The stated selection criterion, or at least one of the major ones, was apostolicity - i.e. authorship by an apostle, or by somebody close to an apostle - a criterion which necessarily involves antiquity (since only the earliest texts could have any credible claim to apostolicity). And, right enough, we do find that the texts which made the cut are the earliest texts, and by and large have a much greater case for being close to the time of Jesus and the people who would have known them than the rejected texts.

So, are you suggesting that the church chose the texts which best conformed to their preconceived notion of the truth, and which best supported their claim to the divinity of Jesus, and it was just by an amazing coincidence that these texts were, by and large, earlier than the rejected texts, and had a better claim to authenticity? Because, you know, the more parsimonious explanation is that the people engaged in this debate were actually looking, as they said they were, for the most credible texts, the ones with the strongest claims to authenticity and apostolicity.

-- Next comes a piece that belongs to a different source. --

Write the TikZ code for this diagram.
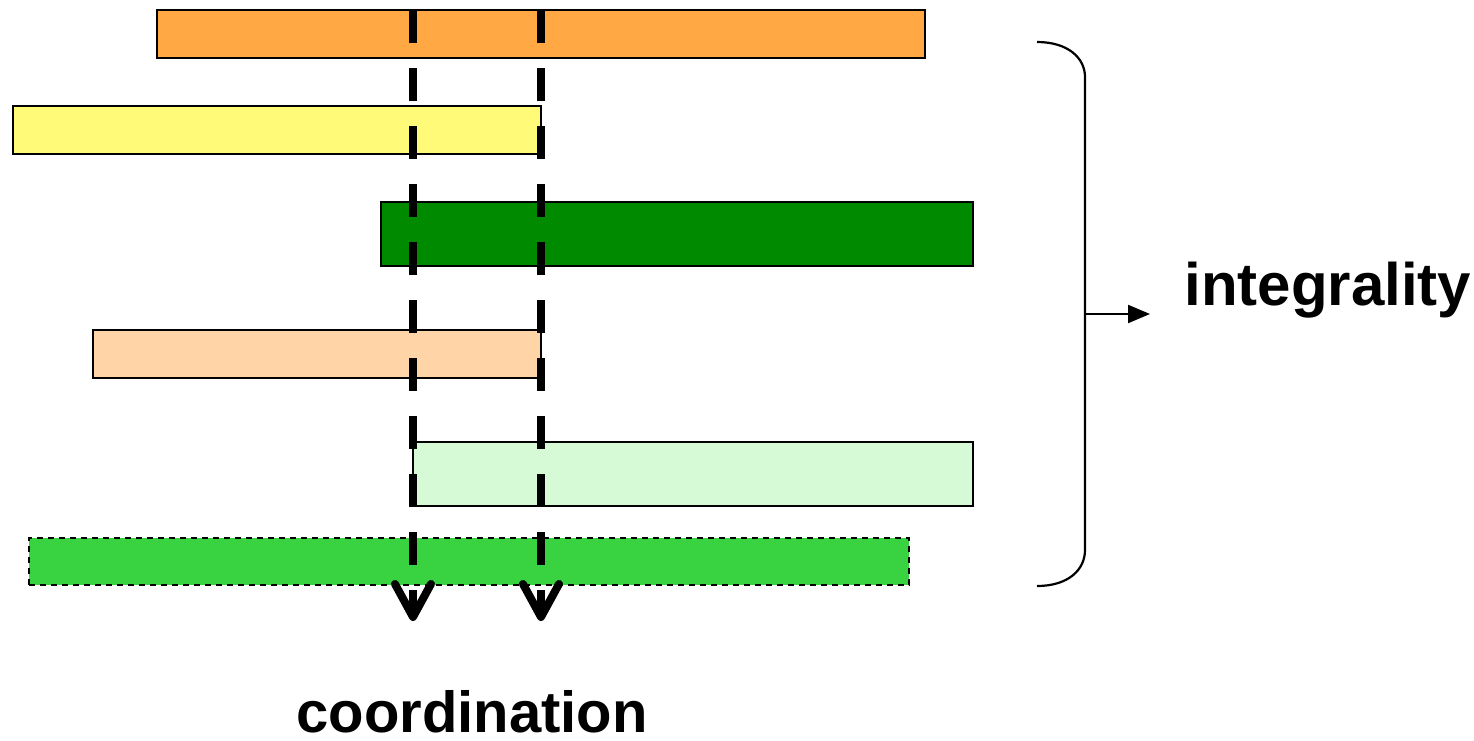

That explanation fits the observed facts quite well - on the whole, better than yours does.

Again, your explanation looks not like an attempt to explain the facts, so much as an attempt to justify rejecting the canonical texts as sources to which historians can attribute any significance.

Right. He sacrifices himself to himself to remove a curse on mankind he created. But it isn’t even a sacrifice, as much worldly pain crucifixion is he knows for certain paradise exists and he will go there because he created it, on top the fact he put himself in the position to start with.

Sacrifice requires losing something. What did God lose?

I think we’ve had other threads on this, but it’s not really relevant to this one.